The Apollo Project was the first flight system to deploy with a digital, general-purpose computer at its core; the Apollo Guidance Computer (AGC). It was a complete research project: no digital computer had run consecutively for more than a few hours, sophisticated programming techniques were unknown and the human/computer interface had to be constructed to appeal to astronauts constitutionally opposed to machine interference in flight operations.

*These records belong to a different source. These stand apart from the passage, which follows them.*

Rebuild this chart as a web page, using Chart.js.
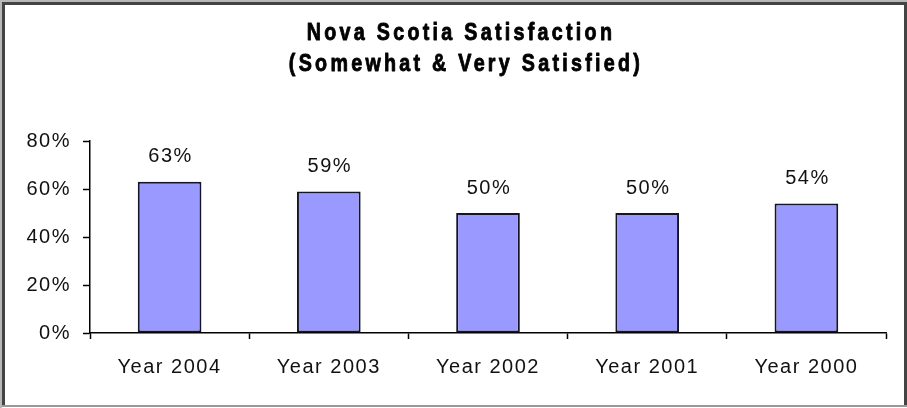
<!DOCTYPE html>
<html>
<head>
<meta charset="utf-8">
<script src="https://cdn.jsdelivr.net/npm/chart.js@4.4.1/dist/chart.umd.min.js"></script>
<style>
  html, body { margin: 0; padding: 0; background: #fff; }
  #wrap { width: 907px; height: 408px; position: relative; }
</style>
</head>
<body>
<div id="wrap"><canvas id="c" width="907" height="408"></canvas></div>
<script>
// Share of respondents somewhat or very satisfied, by survey year
const categories = ['Year 2004', 'Year 2003', 'Year 2002', 'Year 2001', 'Year 2000'];
const satisfied = [63, 59, 50, 50, 54];
const yTicks = [0, 20, 40, 60, 80];
const titleLines = ['Nova Scotia Satisfaction', '(Somewhat & Very Satisfied)'];

const BASE_FONT = '"Liberation Sans", Arial, sans-serif';

// Slightly spaced lettering for all chart text
const spacingPlugin = {
  id: 'spacing',
  beforeDraw(chart) { chart.ctx.letterSpacing = '1.5px'; }
};

// Percentage labels above each bar
const valueLabels = {
  id: 'valueLabels',
  afterDatasetsDraw(chart) {
    const ctx = chart.ctx;
    const meta = chart.getDatasetMeta(0);
    ctx.save();
    ctx.font = '20px ' + BASE_FONT;
    ctx.fillStyle = '#111';
    ctx.textAlign = 'center';
    ctx.textBaseline = 'middle';
    meta.data.forEach((bar, i) => {
      ctx.fillText(satisfied[i] + '%', bar.x + 1, bar.y - 25);
    });
    ctx.restore();
  }
};

// Two-line condensed bold heading and the outer frame
const headingAndFrame = {
  id: 'headingAndFrame',
  afterDraw(chart) {
    const ctx = chart.ctx;
    const sx = 0.82;
    ctx.save();
    ctx.scale(sx, 1);
    ctx.font = 'bold 24px ' + BASE_FONT;
    ctx.letterSpacing = '4px';
    ctx.fillStyle = '#000';
    ctx.strokeStyle = '#000';
    ctx.lineWidth = 0.9;
    ctx.lineJoin = 'round';
    ctx.textAlign = 'center';
    ctx.textBaseline = 'alphabetic';
    [[titleLines[0], 461, 40], [titleLines[1], 466, 71]].forEach(([t, x, y]) => {
      ctx.fillText(t, x / sx, y);
      ctx.strokeText(t, x / sx, y);
    });
    ctx.restore();

    ctx.save();
    ctx.fillStyle = '#b8b8b8';
    ctx.fillRect(0, 0, 907, 2);
    ctx.fillRect(0, 0, 2, 408);
    ctx.fillStyle = '#444';
    ctx.fillRect(2, 2, 903, 3);
    ctx.fillRect(2, 2, 3, 404);
    ctx.fillRect(904, 2, 3, 404);
    ctx.fillStyle = '#999';
    ctx.fillRect(2, 405, 905, 2);
    ctx.restore();
  }
};

new Chart(document.getElementById('c'), {
  type: 'bar',
  data: {
    labels: categories,
    datasets: [{
      data: satisfied,
      backgroundColor: '#9999ff',
      borderColor: '#15152a',
      borderWidth: 2,
      borderSkipped: false,
      barPercentage: 0.4,
      categoryPercentage: 1.0
    }]
  },
  options: {
    responsive: false,
    animation: false,
    layout: { padding: { top: 141, left: 0, right: 21, bottom: 0 } },
    plugins: {
      legend: { display: false },
      title: { display: false },
      tooltip: { enabled: false }
    },
    scales: {
      x: {
        offset: true,
        grid: {
          display: true, offset: true, drawOnChartArea: false, drawTicks: true,
          tickLength: 6, tickWidth: 1.5, tickColor: '#000'
        },
        border: { display: true, color: '#000', width: 1.5 },
        ticks: {
          color: '#111', padding: 16,
          font: { family: BASE_FONT, size: 20 },
          maxRotation: 0, autoSkip: false
        },
        afterFit(scale) { scale.height = 75; }
      },
      y: {
        min: 0, max: 80,
        afterBuildTicks(scale) { scale.ticks = yTicks.map(v => ({ value: v })); },
        grid: {
          display: true, drawOnChartArea: false, drawTicks: true,
          tickLength: 7, tickWidth: 1.5, tickColor: '#000'
        },
        border: { display: true, color: '#000', width: 1.5 },
        ticks: {
          color: '#111', padding: 12,
          font: { family: BASE_FONT, size: 20 },
          callback: v => v + '%'
        },
        afterFit(scale) { scale.width = 90; }
      }
    }
  },
  plugins: [spacingPlugin, valueLabels, headingAndFrame]
});
</script>
</body>
</html>
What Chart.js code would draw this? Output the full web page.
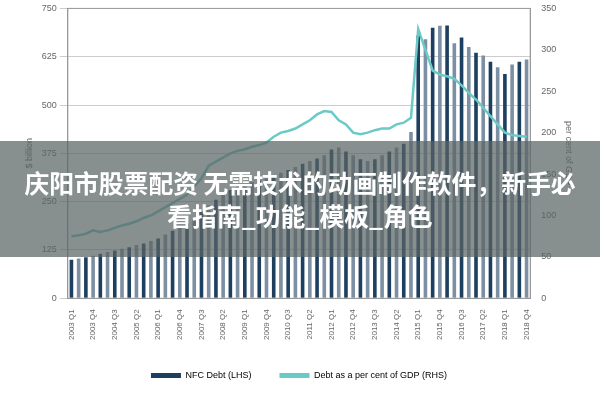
<!DOCTYPE html>
<html><head><meta charset="utf-8">
<script src="https://cdn.jsdelivr.net/npm/chart.js@4/dist/chart.umd.min.js"></script>
<style>
body{margin:0;background:#fff;font-family:"Open Sans",sans-serif}
#w{position:relative;width:600px;height:400px}
#b{position:absolute;left:0;top:141px;width:600px;height:116px;background:rgba(90,100,100,0.72);color:#fff;font-family:"Noto Sans CJK SC";font-size:24.8px;font-weight:bold;line-height:33px;text-align:center;display:flex;align-items:center;justify-content:center;padding:0 2px;box-sizing:border-box;white-space:nowrap}
</style></head><body>
<div id="w"><canvas id="c" width="600" height="400"></canvas>
<div id="b">庆阳市股票配资 无需技术的动画制作软件，新手必<br>看指南_功能_模板_角色</div></div>
<script>
const years=[2003,2004,2005,2006,2007,2008,2009,2010,2011,2012,2013,2014,2015,2016,2017,2018];
const categories=[];years.forEach(y=>{for(let q=1;q<=4;q++)categories.push(y+' Q'+q);});
const nfcDebt=[100,103,106,110,115,120,124,128,132,138,142,148,155,165,175,185,195,210,225,240,255,268,280,290,295,300,305,310,318,325,332,340,348,355,362,370,385,390,380,370,360,355,360,370,380,390,400,430,680,670,700,705,706,660,675,650,635,628,612,598,580,605,612,618];
const debtGdp=[75,76,78,82,80,82,85,88,90,93,97,100,105,110,115,120,125,135,145,160,165,170,175,178,180,183,185,188,195,200,202,205,210,215,222,226,225,215,210,200,198,200,203,205,205,210,212,218,325,300,275,270,268,265,257,248,240,230,220,210,200,197,196,195];
const barColors=nfcDebt.map((v,i)=>i%2?'#7d8fa3':'#1d3f60');
const frame={id:'frame',afterDraw(ch){const a=ch.chartArea,c=ch.ctx;c.save();c.strokeStyle='#999';c.lineWidth=1;c.strokeRect(a.left,a.top,a.right-a.left,a.bottom-a.top);c.restore();}};
new Chart(document.getElementById('c'),{
 plugins:[frame],
 data:{labels:categories,datasets:[
  {type:'bar',label:'NFC Debt (LHS)',data:nfcDebt,yAxisID:'y',backgroundColor:barColors,barPercentage:0.5,categoryPercentage:1,order:2},
  {type:'line',label:'Debt as a per cent of GDP (RHS)',data:debtGdp,yAxisID:'y1',borderColor:'#6ccac6',borderWidth:2.5,pointRadius:0,tension:0,order:1}
 ]},
 options:{responsive:false,animation:false,
  layout:{padding:{left:20,right:22,top:6,bottom:10}},
  plugins:{legend:{position:'bottom',labels:{color:'#666',font:{size:9},boxWidth:30,boxHeight:5,padding:28,
    generateLabels:ch=>[{text:'NFC Debt (LHS)',fillStyle:'#1d3f60',strokeStyle:'#1d3f60',lineWidth:0,datasetIndex:0},{text:'Debt as a per cent of GDP (RHS)',fillStyle:'#6ccac6',strokeStyle:'#6ccac6',lineWidth:0,datasetIndex:1}]}},tooltip:{enabled:false}},
  scales:{
   x:{grid:{display:false},border:{color:'#999'},ticks:{color:'#666',font:{size:8},maxRotation:90,minRotation:90,autoSkip:false,callback:(v,i)=>i%3===0?categories[i]:''}},
   y:{min:0,max:750,ticks:{stepSize:125,color:'#666',font:{size:9}},grid:{color:'#ccc'},border:{color:'#999'},title:{display:true,text:'$ billion',color:'#666',font:{size:9}}},
   y1:{position:'right',min:0,max:350,ticks:{stepSize:50,color:'#666',font:{size:9}},grid:{display:false},border:{color:'#999'},title:{display:true,text:'per cent of GDP',color:'#666',font:{size:9}}}
  }}
});
</script></body></html>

In this talk I'll give the historical context for the AGC, discuss its initial design and the evolution of this design as the Apollo Project progressed. We'll do a deep-dive on the machine architecture and note how tight integration with a special-purpose vehicle admitted incredibly sophisticated behaviour from a primitive machine. We'll further discuss the human/computer interface for the AGC, how the astronaut's flight roles dictated the computer's role and vice versa. Motivating examples from select Apollo flights will be used.

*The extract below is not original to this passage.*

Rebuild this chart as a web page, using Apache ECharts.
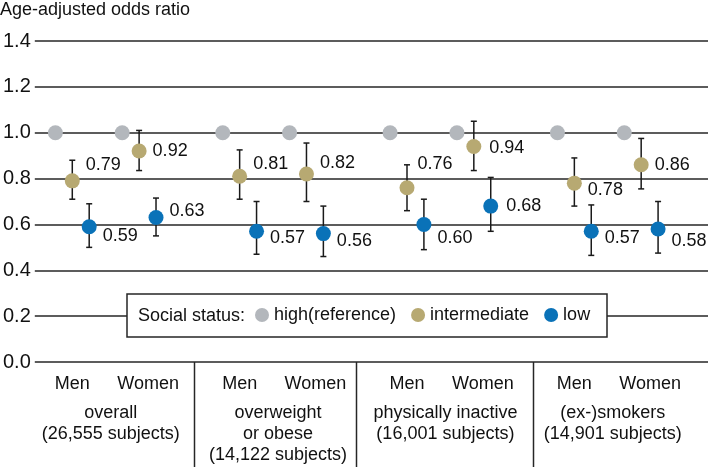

Throughout, we'll keep an eye on lessons to be gleaned from the experience of engineering the AGC and how we can adapt these lessons to modern computer systems in mission-critical deployments.
Talk objectives:
The intention of this talk is to describe the means and ways of what we now call embedded real-time software engineering in an engaging, historical context. Many of the techniques that are now dryly elaborated in textbooks were invented on the fly by engineers working on the Apollo Guidance Computer in the service of safely landing and retrieving men from the Moon. The audience is intended to learn:
* systematic exploration of critical problem domains
* embedded programming techniques for tiny computers
* historical approaches to computing machines
* the long-tail research that went into successful spaceflight to the moon
Target audience:
- General software engineers, people interested in spaceflight and critical systems engineers ought to enjoy the talk very much if all goes according to plan.
Brian L. Troutwine is a software engineer with a focus on fault tolerance and critical systems. He is an engineer on the Infra team at Postmates. Brian likes things that go boom on failure.